A quem pertencem os royalties, afinal?
SÉRGIO GOBETTI, ECONOMISTA (IPEA)
A aprovação da emenda do deputado Ibsen Pinheiro redistribuindo os royalties do petróleo por intermédio dos fundos de participação dos Estados e municípios abriu um importante debate: a quem pertencem esses recursos? De um lado, a maioria dos deputados expressou por meio do seu voto o sentimento de que o petróleo, sobretudo aquele extraído do alto-mar, é de todos os brasileiros e, por isso, sua renda deve ser repartida de forma "igualitária" entre todas as unidades da Federação. Por outro lado, o governador do Rio de Janeiro reagiu como se estivesse sendo roubado, já que hoje seu Estado (incluindo municípios) é beneficiário de 75% dos royalties descentralizados. Alegam os governantes do Rio que os royalties devem servir para compensar os Estados produtores e que, portanto, nada mais justo que o governo fluminense receba a maior fatia. Esse argumento poderia ser considerado válido se o petróleo que gera os royalties estivesse sendo produzido nos limites territoriais do Estado do Rio. Mas não é. Mais de 95% do petróleo e do gás brasileiros são oriundos de plataformas localizadas a mais de 100 milhas da costa, de domínio da União.

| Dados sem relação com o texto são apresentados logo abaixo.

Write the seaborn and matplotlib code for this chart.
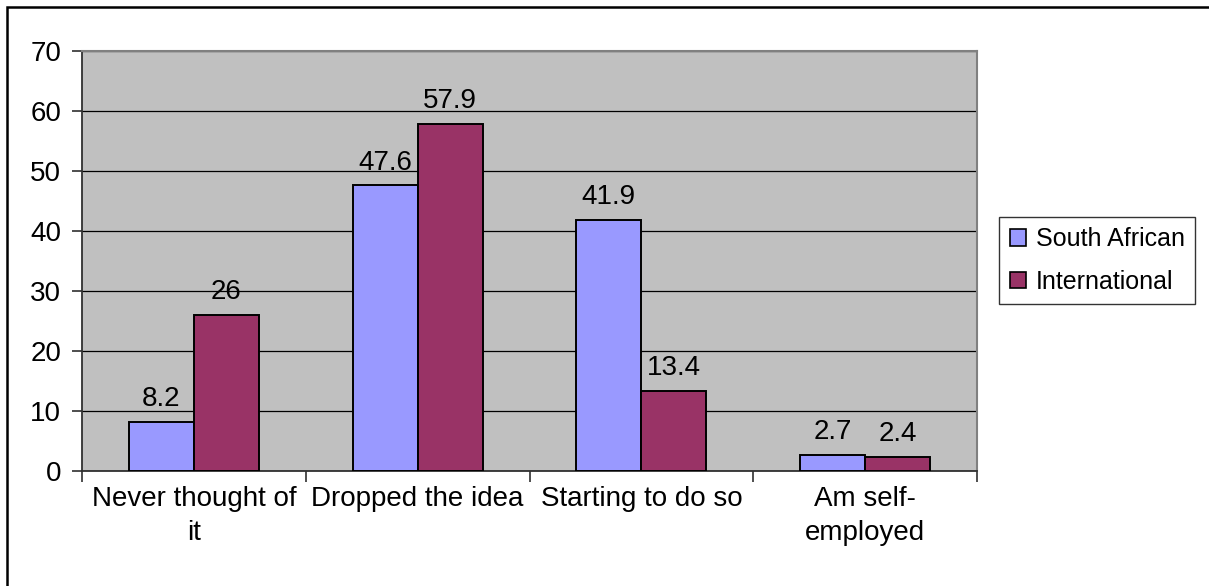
import matplotlib
matplotlib.use("Agg")
import matplotlib.pyplot as plt
import matplotlib.patches as mpatches
from matplotlib.ticker import FixedLocator
import seaborn as sns
import pandas as pd

categories = ["Never thought of\nit", "Dropped the idea", "Starting to do so", "Am self-\nemployed"]
series = ["South African", "International"]
south_african = [8.2, 47.6, 41.9, 2.7]
international = [26, 57.9, 13.4, 2.4]
value_labels_sa = ["8.2", "47.6", "41.9", "2.7"]
value_labels_int = ["26", "57.9", "13.4", "2.4"]
colors = ["#9999FF", "#993366"]

df = pd.DataFrame({
    "category": categories * 2,
    "group": [series[0]] * 4 + [series[1]] * 4,
    "value": south_african + international,
})

sns.set_theme(style="white")
plt.rcParams["font.family"] = ["Liberation Sans", "DejaVu Sans"]
plt.rcParams["text.color"] = "black"
plt.rcParams["xtick.color"] = "black"
plt.rcParams["ytick.color"] = "black"
plt.rcParams["xtick.labelcolor"] = "black"
plt.rcParams["ytick.labelcolor"] = "black"

FS = 20
LEG_FS = 18

W, H = 1209, 586
fig = plt.figure(figsize=(W / 100, H / 100), dpi=100)
ax = fig.add_axes([82 / W, 1 - 471 / H, (977 - 82) / W, (471 - 51) / H])

sns.barplot(data=df, x="category", y="value", hue="group", order=categories,
            hue_order=series, palette=colors, width=0.58, edgecolor="black",
            linewidth=1.4, saturation=1, ax=ax, legend=False, zorder=3)

ax.set_facecolor("#C0C0C0")
ax.set_ylim(0, 70)
ax.set_xlim(-0.5, 3.5)
ax.set_yticks(range(0, 71, 10))
ax.yaxis.grid(True, color="black", linewidth=0.9, zorder=0)
ax.set_axisbelow(True)
ax.set_xlabel("")
ax.set_ylabel("")

for name in ["top", "right"]:
    ax.spines[name].set_color("#808080")
    ax.spines[name].set_linewidth(1.5)
for name in ["left", "bottom"]:
    ax.spines[name].set_color("#303030")
    ax.spines[name].set_linewidth(1.3)

ax.tick_params(axis="y", length=7, width=1.2, color="#303030", direction="out",
               labelsize=FS, pad=8, left=True, labelcolor="black")
ax.tick_params(axis="x", which="major", length=0, labelsize=FS, pad=11,
               labelcolor="black")
ax.xaxis.set_minor_locator(FixedLocator([-0.5, 0.5, 1.5, 2.5, 3.5]))
ax.tick_params(axis="x", which="minor", length=8, width=1.2, color="#303030",
               direction="out", bottom=True)
for lbl in ax.get_xticklabels():
    lbl.set_linespacing(1.38)

for container, labels in zip(ax.containers, [value_labels_sa, value_labels_int]):
    ax.bar_label(container, labels=labels, padding=7, fontsize=FS, color="black")

handles = [mpatches.Patch(facecolor=c, edgecolor="black", linewidth=1.2, label=s)
           for c, s in zip(colors, series)]
leg = fig.legend(handles=handles, loc="center left",
                 bbox_to_anchor=(999 / W, 1 - 260.5 / H), fontsize=LEG_FS,
                 frameon=True, fancybox=False, edgecolor="black",
                 handlelength=0.65, handleheight=0.65, handletextpad=0.4,
                 borderpad=0.42, labelspacing=0.75, borderaxespad=0)
leg.get_frame().set_linewidth(1.0)

# outer chart frame
fig.patches.append(mpatches.Rectangle((7 / W, -0.05), 1.2, 1 - 7 / H + 0.05,
                                      transform=fig.transFigure, fill=False,
                                      edgecolor="black", linewidth=1.8))

fig.savefig("out.png", dpi=100, facecolor="white")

Por uma peculiaridade da Constituição brasileira em comparação com outras federações, mesmo o petróleo extraído em terra é patrimônio da União, mas nesse caso ao menos podemos falar em Estado e município produtor e em direito a receber uma compensação financeira. Aliás, é interessante assinalar que a Agência Nacional de Petróleo não registra qualquer produção em terras fluminenses. Como é que o Rio de Janeiro conquistou então o direito de receber a maior parcela dos royalties? A Constituição, a mesma que diz ser da União (e não do Rio) todas as jazidas de petróleo, concede o direito à compensação a Estados e municípios, delegando a leis ordinárias a definição da fatia e dos critérios a serem adotados na distribuição descentralizada. Foram essas leis ordinárias que consolidaram um sistema de distribuição dos royalties de mar baseado principalmente no conceito de área de "confrontação" com campos de petróleo, segundo linhas traçadas pelo IBGE para dividir a plataforma continental entre Estados e municípios.
Esse critério de distribuição é um caso raro no mundo e causou espanto e preocupação entre especialistas reunidos em conferência do Banco Mundial, em Washington.

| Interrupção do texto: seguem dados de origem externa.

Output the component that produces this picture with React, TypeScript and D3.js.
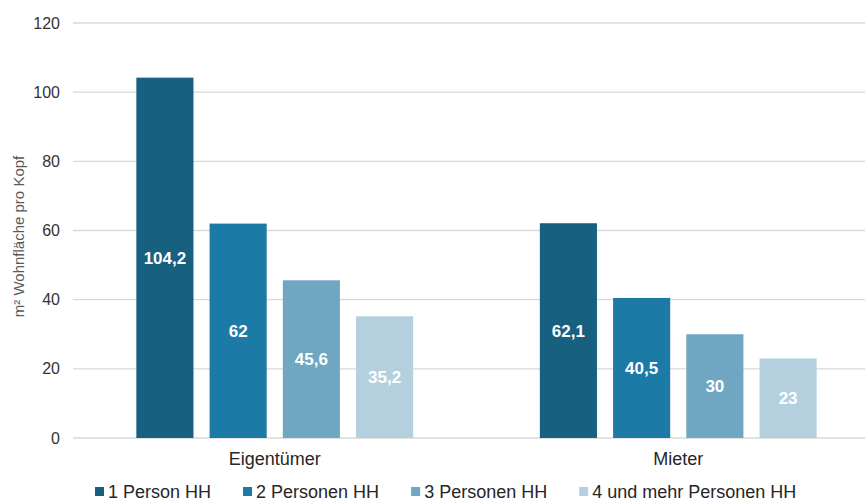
import { useEffect, useRef } from 'react';
import * as d3 from 'd3';

const categories = ['Eigentümer', 'Mieter'];
const seriesNames = ['1 Person HH', '2 Personen HH', '3 Personen HH', '4 und mehr Personen HH'];
const eigentuemer = [104.2, 62, 45.6, 35.2];
const mieter = [62.1, 40.5, 30, 23];
const yTicks = [0, 20, 40, 60, 80, 100, 120];
const colors = ['#17607f', '#1c7aa6', '#6fa7c2', '#b4d0df'];

const App = () => {
  const svgRef = useRef<SVGSVGElement>(null);

  useEffect(() => {
    const width = 865;
    const height = 504;
    const margin = { top: 23, right: -15, bottom: 66, left: 73 };
    const font = '"Liberation Sans", Arial, sans-serif';

    const rows = categories.map((c, i) => ({
      category: c,
      values: i === 0 ? eigentuemer : mieter,
    }));

    const svg = d3.select(svgRef.current).attr('width', width).attr('height', height);
    svg.selectAll('*').remove();

    const x0 = d3
      .scaleBand()
      .domain(categories)
      .range([margin.left, width - margin.right])
      .padding(0);

    const groupPad = x0.bandwidth() * 0.157;
    const x1 = d3
      .scaleBand()
      .domain(seriesNames)
      .range([groupPad, x0.bandwidth() - groupPad])
      .paddingInner(0.22)
      .paddingOuter(0);

    const y = d3
      .scaleLinear()
      .domain([0, 120])
      .range([height - margin.bottom, margin.top]);

    // gridlines
    svg
      .append('g')
      .selectAll('line')
      .data(yTicks)
      .join('line')
      .attr('x1', margin.left)
      .attr('x2', width)
      .attr('y1', (d) => y(d))
      .attr('y2', (d) => y(d))
      .attr('stroke', '#d9d9d9')
      .attr('stroke-width', 1.3);

    // y tick labels
    svg
      .append('g')
      .selectAll('text')
      .data(yTicks)
      .join('text')
      .attr('x', 60)
      .attr('y', (d) => y(d))
      .attr('dy', '0.35em')
      .attr('text-anchor', 'end')
      .attr('font-family', font)
      .attr('font-size', 16)
      .attr('fill', '#333333')
      .text((d) => d);

    // y axis title
    svg
      .append('text')
      .attr('transform', `translate(19,${(y(0) + y(120)) / 2 + 6}) rotate(-90)`)
      .attr('dy', '0.35em')
      .attr('text-anchor', 'middle')
      .attr('font-family', font)
      .attr('font-size', 15)
      .attr('fill', '#595959')
      .text('m² Wohnfläche pro Kopf');

    const groups = svg
      .append('g')
      .selectAll('g')
      .data(rows)
      .join('g')
      .attr('transform', (d) => `translate(${x0(d.category)},0)`);

    groups
      .selectAll('rect')
      .data((d) => d.values.map((v, i) => ({ key: seriesNames[i], value: v, i })))
      .join('rect')
      .attr('x', (d) => x1(d.key)!)
      .attr('width', x1.bandwidth())
      .attr('y', (d) => y(d.value))
      .attr('height', (d) => y(0) - y(d.value))
      .attr('fill', (d) => colors[d.i]);

    groups
      .selectAll('text')
      .data((d) => d.values.map((v, i) => ({ key: seriesNames[i], value: v })))
      .join('text')
      .attr('x', (d) => x1(d.key)! + x1.bandwidth() / 2)
      .attr('y', (d) => (y(d.value) + y(0)) / 2)
      .attr('dy', '0.35em')
      .attr('text-anchor', 'middle')
      .attr('font-family', font)
      .attr('font-size', 17)
      .attr('font-weight', 'bold')
      .attr('fill', '#ffffff')
      .text((d) => String(d.value).replace('.', ','));

    // category labels
    svg
      .append('g')
      .selectAll('text')
      .data(categories)
      .join('text')
      .attr('x', (d) => x0(d)! + x0.bandwidth() / 2)
      .attr('y', 459)
      .attr('dy', '0.35em')
      .attr('text-anchor', 'middle')
      .attr('font-family', font)
      .attr('font-size', 18)
      .attr('fill', '#262626')
      .text((d) => d);

    // legend
    const legend = svg.append('g').attr('transform', 'translate(95,492)');
    let lx = 0;
    seriesNames.forEach((name, i) => {
      const item = legend.append('g').attr('transform', `translate(${lx},0)`);
      item
        .append('rect')
        .attr('x', 0)
        .attr('y', -5)
        .attr('width', 9)
        .attr('height', 9)
        .attr('fill', colors[i]);
      const t = item
        .append('text')
        .attr('x', 13)
        .attr('y', 0)
        .attr('dy', '0.35em')
        .attr('font-family', font)
        .attr('font-size', 18)
        .attr('fill', '#262626')
        .text(name);
      const w = (t.node() as SVGTextElement).getComputedTextLength();
      lx += 13 + w + 32;
    });
  }, []);

  return (
    <div style={{ position: 'absolute', left: 0, top: 0 }}>
      <svg ref={svgRef}></svg>
    </div>
  );
};

export default App;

Mesmo em federações descentralizadas, como a canadense, os recursos do petróleo extraído a mais de 10 ou 12 milhas da costa são apenas do governo central. Além de raro, esse critério é irracional do ponto de vista socioeconômico, porque não compensa os Estados e municípios de acordo com os impactos que sofrem da atividade petrolífera, mas com base apenas na sorte geográfica de estar no litoral e possuir um formato de costa que lhe garanta uma área de confrontação generosa.
Talvez a aprovação da emenda Ibsen contribua para que o Senado faça uma discussão técnica mais séria e produza critérios de distribuição mais racionais, bem como regras de transição para viabilizar as mudanças, inclusive na partilha dos atuais royalties sob regime de concessão. O Rio de Janeiro pode até receber uma fatia especial dos recursos, mas não porque o petróleo lhe pertence e nem na proporção atual. Por fim, é preciso considerar que a descentralização das receitas amplia os
riscos econômicos, principalmente em contexto de alta volatilidade dos preços, já que a tendência dos governantes beneficiados por royalties é gastar muito nos anos de bonança e relaxar na arrecadação de impostos. Isso exige que se criem regras especiais que limitem os gastos e forcem a geração de poupança para os anos de queda nos preços de petróleo.